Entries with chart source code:
········
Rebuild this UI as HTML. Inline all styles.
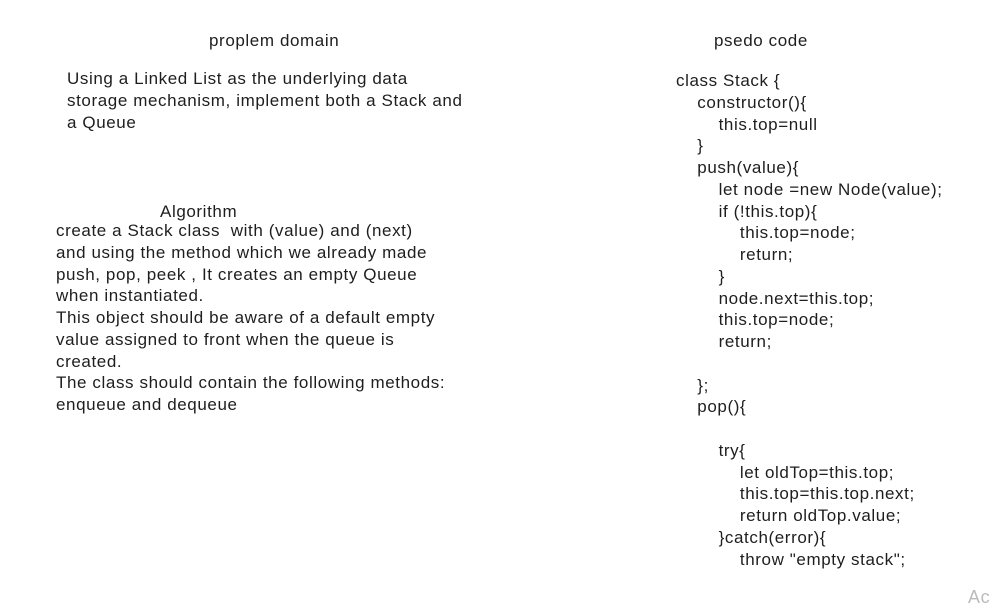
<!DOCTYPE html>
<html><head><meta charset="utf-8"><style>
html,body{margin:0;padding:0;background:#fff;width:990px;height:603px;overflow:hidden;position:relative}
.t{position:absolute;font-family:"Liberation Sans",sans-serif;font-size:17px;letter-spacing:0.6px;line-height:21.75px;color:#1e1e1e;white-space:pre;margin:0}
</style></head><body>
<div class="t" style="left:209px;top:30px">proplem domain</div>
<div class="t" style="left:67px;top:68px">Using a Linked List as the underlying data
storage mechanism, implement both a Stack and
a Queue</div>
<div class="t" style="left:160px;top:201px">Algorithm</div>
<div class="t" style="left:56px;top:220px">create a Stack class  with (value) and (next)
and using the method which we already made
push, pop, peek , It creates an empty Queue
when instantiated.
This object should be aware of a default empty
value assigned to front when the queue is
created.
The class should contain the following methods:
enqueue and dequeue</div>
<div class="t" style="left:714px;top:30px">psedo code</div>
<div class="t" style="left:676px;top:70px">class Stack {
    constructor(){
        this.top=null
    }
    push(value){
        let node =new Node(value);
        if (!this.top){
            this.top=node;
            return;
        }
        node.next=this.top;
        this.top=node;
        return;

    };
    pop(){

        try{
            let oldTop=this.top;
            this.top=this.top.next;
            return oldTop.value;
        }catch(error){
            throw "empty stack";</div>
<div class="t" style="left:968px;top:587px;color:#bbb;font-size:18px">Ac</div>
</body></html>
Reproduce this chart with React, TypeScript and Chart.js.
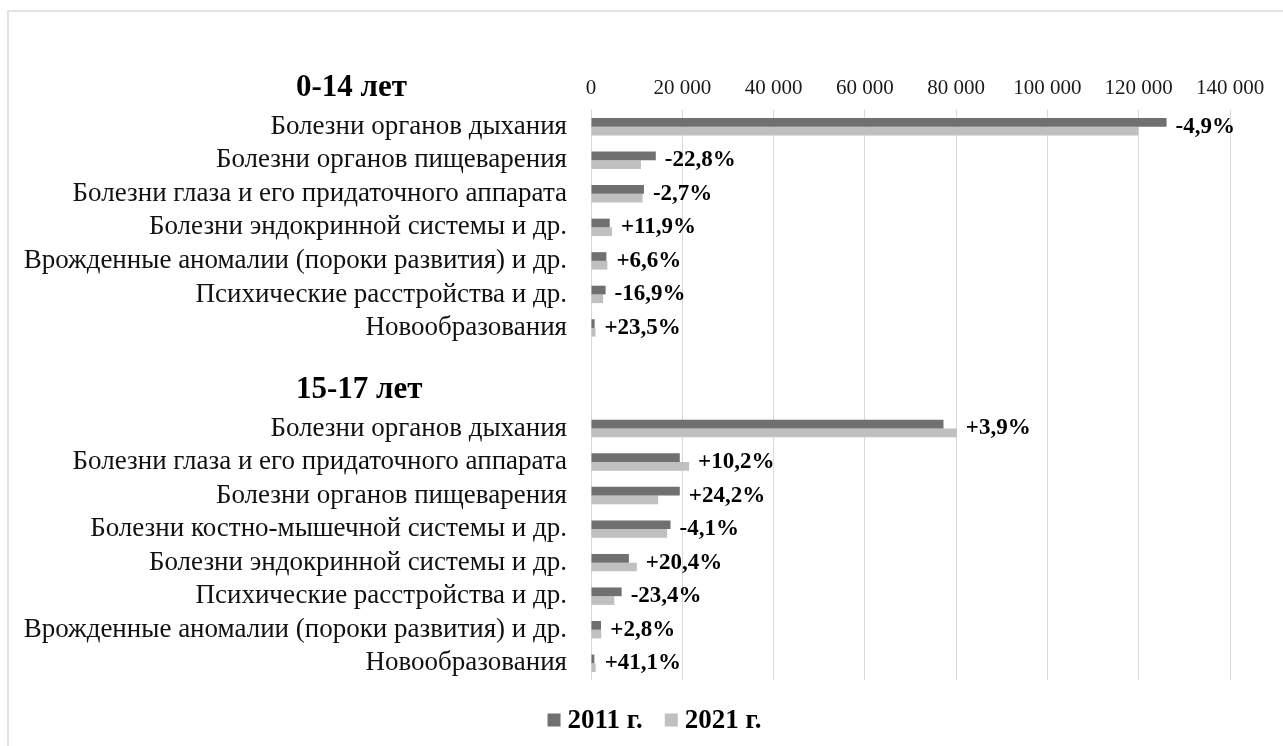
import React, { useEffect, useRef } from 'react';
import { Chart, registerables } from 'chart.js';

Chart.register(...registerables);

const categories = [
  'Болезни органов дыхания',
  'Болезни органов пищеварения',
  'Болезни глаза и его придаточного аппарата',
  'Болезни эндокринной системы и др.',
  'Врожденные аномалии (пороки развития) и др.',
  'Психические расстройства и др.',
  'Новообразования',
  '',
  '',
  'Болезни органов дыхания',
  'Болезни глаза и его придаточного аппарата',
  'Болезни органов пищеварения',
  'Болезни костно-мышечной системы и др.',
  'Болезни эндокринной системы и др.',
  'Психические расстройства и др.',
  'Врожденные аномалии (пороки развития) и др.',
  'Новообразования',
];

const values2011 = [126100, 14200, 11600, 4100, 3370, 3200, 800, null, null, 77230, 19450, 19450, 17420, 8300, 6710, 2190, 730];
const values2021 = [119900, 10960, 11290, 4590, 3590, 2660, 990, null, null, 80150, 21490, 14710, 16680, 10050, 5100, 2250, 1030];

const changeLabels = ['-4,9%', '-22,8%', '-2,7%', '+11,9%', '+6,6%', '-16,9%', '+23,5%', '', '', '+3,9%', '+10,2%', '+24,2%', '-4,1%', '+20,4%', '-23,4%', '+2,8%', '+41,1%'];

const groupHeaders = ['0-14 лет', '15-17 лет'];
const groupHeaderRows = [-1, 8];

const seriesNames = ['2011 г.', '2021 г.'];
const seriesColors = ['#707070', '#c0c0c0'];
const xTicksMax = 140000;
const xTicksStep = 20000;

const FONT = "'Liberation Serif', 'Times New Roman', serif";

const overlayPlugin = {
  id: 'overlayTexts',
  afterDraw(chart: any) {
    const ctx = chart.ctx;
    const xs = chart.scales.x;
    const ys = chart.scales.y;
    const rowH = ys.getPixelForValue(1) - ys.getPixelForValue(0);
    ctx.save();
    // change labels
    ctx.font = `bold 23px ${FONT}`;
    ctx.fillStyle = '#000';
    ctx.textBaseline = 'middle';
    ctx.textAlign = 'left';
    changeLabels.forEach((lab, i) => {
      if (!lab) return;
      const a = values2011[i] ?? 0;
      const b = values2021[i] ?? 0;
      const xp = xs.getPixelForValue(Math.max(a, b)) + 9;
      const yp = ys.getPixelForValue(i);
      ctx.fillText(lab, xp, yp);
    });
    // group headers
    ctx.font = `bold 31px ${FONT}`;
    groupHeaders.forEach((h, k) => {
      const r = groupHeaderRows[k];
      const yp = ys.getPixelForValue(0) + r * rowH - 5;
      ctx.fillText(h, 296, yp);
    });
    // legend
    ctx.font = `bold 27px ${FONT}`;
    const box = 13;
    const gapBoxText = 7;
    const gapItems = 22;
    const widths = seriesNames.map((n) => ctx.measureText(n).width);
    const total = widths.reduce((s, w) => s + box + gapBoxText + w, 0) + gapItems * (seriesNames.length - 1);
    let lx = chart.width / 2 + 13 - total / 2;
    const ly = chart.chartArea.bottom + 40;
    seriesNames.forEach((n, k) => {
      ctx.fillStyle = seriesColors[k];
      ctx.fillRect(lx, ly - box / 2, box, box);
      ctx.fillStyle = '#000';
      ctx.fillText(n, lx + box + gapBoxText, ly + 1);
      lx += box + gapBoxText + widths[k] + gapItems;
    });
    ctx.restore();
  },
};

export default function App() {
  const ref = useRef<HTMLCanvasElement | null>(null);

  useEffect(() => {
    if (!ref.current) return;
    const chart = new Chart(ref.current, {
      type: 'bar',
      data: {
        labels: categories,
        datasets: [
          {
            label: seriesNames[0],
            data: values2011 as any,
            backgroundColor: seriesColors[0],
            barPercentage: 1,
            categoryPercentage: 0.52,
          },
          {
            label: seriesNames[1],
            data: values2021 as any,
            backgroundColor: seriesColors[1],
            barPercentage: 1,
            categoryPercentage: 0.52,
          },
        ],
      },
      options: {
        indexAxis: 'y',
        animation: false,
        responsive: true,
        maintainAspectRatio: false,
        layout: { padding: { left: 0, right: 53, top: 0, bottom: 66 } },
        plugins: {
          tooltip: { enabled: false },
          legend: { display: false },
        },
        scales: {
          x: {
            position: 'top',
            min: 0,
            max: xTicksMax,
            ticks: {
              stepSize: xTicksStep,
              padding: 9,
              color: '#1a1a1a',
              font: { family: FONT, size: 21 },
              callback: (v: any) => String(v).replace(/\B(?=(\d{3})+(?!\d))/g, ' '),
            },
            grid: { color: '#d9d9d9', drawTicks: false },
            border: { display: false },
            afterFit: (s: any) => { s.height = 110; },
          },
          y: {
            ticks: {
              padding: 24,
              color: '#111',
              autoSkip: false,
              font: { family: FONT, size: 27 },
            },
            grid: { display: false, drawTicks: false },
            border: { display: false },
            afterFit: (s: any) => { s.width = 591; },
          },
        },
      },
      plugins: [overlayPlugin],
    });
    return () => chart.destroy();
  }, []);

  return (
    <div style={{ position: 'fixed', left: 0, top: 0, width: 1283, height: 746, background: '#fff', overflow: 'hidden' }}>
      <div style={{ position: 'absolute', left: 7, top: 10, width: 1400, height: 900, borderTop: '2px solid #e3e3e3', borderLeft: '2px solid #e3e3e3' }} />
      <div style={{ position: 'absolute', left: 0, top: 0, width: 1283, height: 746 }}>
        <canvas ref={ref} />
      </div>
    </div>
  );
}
········
**Work to complete**
Repeat the material above word for word and skip every image in it.

**Response to this exercise**
Rebuild this UI as HTML. Inline all styles.
<!DOCTYPE html>
<html><head><meta charset="utf-8"><style>
html,body{margin:0;padding:0;background:#fff;width:990px;height:603px;overflow:hidden;position:relative}
.t{position:absolute;font-family:"Liberation Sans",sans-serif;font-size:17px;letter-spacing:0.6px;line-height:21.75px;color:#1e1e1e;white-space:pre;margin:0}
</style></head><body>
<div class="t" style="left:209px;top:30px">proplem domain</div>
<div class="t" style="left:67px;top:68px">Using a Linked List as the underlying data
storage mechanism, implement both a Stack and
a Queue</div>
<div class="t" style="left:160px;top:201px">Algorithm</div>
<div class="t" style="left:56px;top:220px">create a Stack class  with (value) and (next)
and using the method which we already made
push, pop, peek , It creates an empty Queue
when instantiated.
This object should be aware of a default empty
value assigned to front when the queue is
created.
The class should contain the following methods:
enqueue and dequeue</div>
<div class="t" style="left:714px;top:30px">psedo code</div>
<div class="t" style="left:676px;top:70px">class Stack {
    constructor(){
        this.top=null
    }
    push(value){
        let node =new Node(value);
        if (!this.top){
            this.top=node;
            return;
        }
        node.next=this.top;
        this.top=node;
        return;

    };
    pop(){

        try{
            let oldTop=this.top;
            this.top=this.top.next;
            return oldTop.value;
        }catch(error){
            throw "empty stack";</div>
<div class="t" style="left:968px;top:587px;color:#bbb;font-size:18px">Ac</div>
</body></html>
Reproduce this chart with React, TypeScript and Chart.js.
import React, { useEffect, useRef } from 'react';
import { Chart, registerables } from 'chart.js';

Chart.register(...registerables);

const categories = [
  'Болезни органов дыхания',
  'Болезни органов пищеварения',
  'Болезни глаза и его придаточного аппарата',
  'Болезни эндокринной системы и др.',
  'Врожденные аномалии (пороки развития) и др.',
  'Психические расстройства и др.',
  'Новообразования',
  '',
  '',
  'Болезни органов дыхания',
  'Болезни глаза и его придаточного аппарата',
  'Болезни органов пищеварения',
  'Болезни костно-мышечной системы и др.',
  'Болезни эндокринной системы и др.',
  'Психические расстройства и др.',
  'Врожденные аномалии (пороки развития) и др.',
  'Новообразования',
];

const values2011 = [126100, 14200, 11600, 4100, 3370, 3200, 800, null, null, 77230, 19450, 19450, 17420, 8300, 6710, 2190, 730];
const values2021 = [119900, 10960, 11290, 4590, 3590, 2660, 990, null, null, 80150, 21490, 14710, 16680, 10050, 5100, 2250, 1030];

const changeLabels = ['-4,9%', '-22,8%', '-2,7%', '+11,9%', '+6,6%', '-16,9%', '+23,5%', '', '', '+3,9%', '+10,2%', '+24,2%', '-4,1%', '+20,4%', '-23,4%', '+2,8%', '+41,1%'];

const groupHeaders = ['0-14 лет', '15-17 лет'];
const groupHeaderRows = [-1, 8];

const seriesNames = ['2011 г.', '2021 г.'];
const seriesColors = ['#707070', '#c0c0c0'];
const xTicksMax = 140000;
const xTicksStep = 20000;

const FONT = "'Liberation Serif', 'Times New Roman', serif";

const overlayPlugin = {
  id: 'overlayTexts',
  afterDraw(chart: any) {
    const ctx = chart.ctx;
    const xs = chart.scales.x;
    const ys = chart.scales.y;
    const rowH = ys.getPixelForValue(1) - ys.getPixelForValue(0);
    ctx.save();
    // change labels
    ctx.font = `bold 23px ${FONT}`;
    ctx.fillStyle = '#000';
    ctx.textBaseline = 'middle';
    ctx.textAlign = 'left';
    changeLabels.forEach((lab, i) => {
      if (!lab) return;
      const a = values2011[i] ?? 0;
      const b = values2021[i] ?? 0;
      const xp = xs.getPixelForValue(Math.max(a, b)) + 9;
      const yp = ys.getPixelForValue(i);
      ctx.fillText(lab, xp, yp);
    });
    // group headers
    ctx.font = `bold 31px ${FONT}`;
    groupHeaders.forEach((h, k) => {
      const r = groupHeaderRows[k];
      const yp = ys.getPixelForValue(0) + r * rowH - 5;
      ctx.fillText(h, 296, yp);
    });
    // legend
    ctx.font = `bold 27px ${FONT}`;
    const box = 13;
    const gapBoxText = 7;
    const gapItems = 22;
    const widths = seriesNames.map((n) => ctx.measureText(n).width);
    const total = widths.reduce((s, w) => s + box + gapBoxText + w, 0) + gapItems * (seriesNames.length - 1);
    let lx = chart.width / 2 + 13 - total / 2;
    const ly = chart.chartArea.bottom + 40;
    seriesNames.forEach((n, k) => {
      ctx.fillStyle = seriesColors[k];
      ctx.fillRect(lx, ly - box / 2, box, box);
      ctx.fillStyle = '#000';
      ctx.fillText(n, lx + box + gapBoxText, ly + 1);
      lx += box + gapBoxText + widths[k] + gapItems;
    });
    ctx.restore();
  },
};

export default function App() {
  const ref = useRef<HTMLCanvasElement | null>(null);

  useEffect(() => {
    if (!ref.current) return;
    const chart = new Chart(ref.current, {
      type: 'bar',
      data: {
        labels: categories,
        datasets: [
          {
            label: seriesNames[0],
            data: values2011 as any,
            backgroundColor: seriesColors[0],
            barPercentage: 1,
            categoryPercentage: 0.52,
          },
          {
            label: seriesNames[1],
            data: values2021 as any,
            backgroundColor: seriesColors[1],
            barPercentage: 1,
            categoryPercentage: 0.52,
          },
        ],
      },
      options: {
        indexAxis: 'y',
        animation: false,
        responsive: true,
        maintainAspectRatio: false,
        layout: { padding: { left: 0, right: 53, top: 0, bottom: 66 } },
        plugins: {
          tooltip: { enabled: false },
          legend: { display: false },
        },
        scales: {
          x: {
            position: 'top',
            min: 0,
            max: xTicksMax,
            ticks: {
              stepSize: xTicksStep,
              padding: 9,
              color: '#1a1a1a',
              font: { family: FONT, size: 21 },
              callback: (v: any) => String(v).replace(/\B(?=(\d{3})+(?!\d))/g, ' '),
            },
            grid: { color: '#d9d9d9', drawTicks: false },
            border: { display: false },
            afterFit: (s: any) => { s.height = 110; },
          },
          y: {
            ticks: {
              padding: 24,
              color: '#111',
              autoSkip: false,
              font: { family: FONT, size: 27 },
            },
            grid: { display: false, drawTicks: false },
            border: { display: false },
            afterFit: (s: any) => { s.width = 591; },
          },
        },
      },
      plugins: [overlayPlugin],
    });
    return () => chart.destroy();
  }, []);

  return (
    <div style={{ position: 'fixed', left: 0, top: 0, width: 1283, height: 746, background: '#fff', overflow: 'hidden' }}>
      <div style={{ position: 'absolute', left: 7, top: 10, width: 1400, height: 900, borderTop: '2px solid #e3e3e3', borderLeft: '2px solid #e3e3e3' }} />
      <div style={{ position: 'absolute', left: 0, top: 0, width: 1283, height: 746 }}>
        <canvas ref={ref} />
      </div>
    </div>
  );
}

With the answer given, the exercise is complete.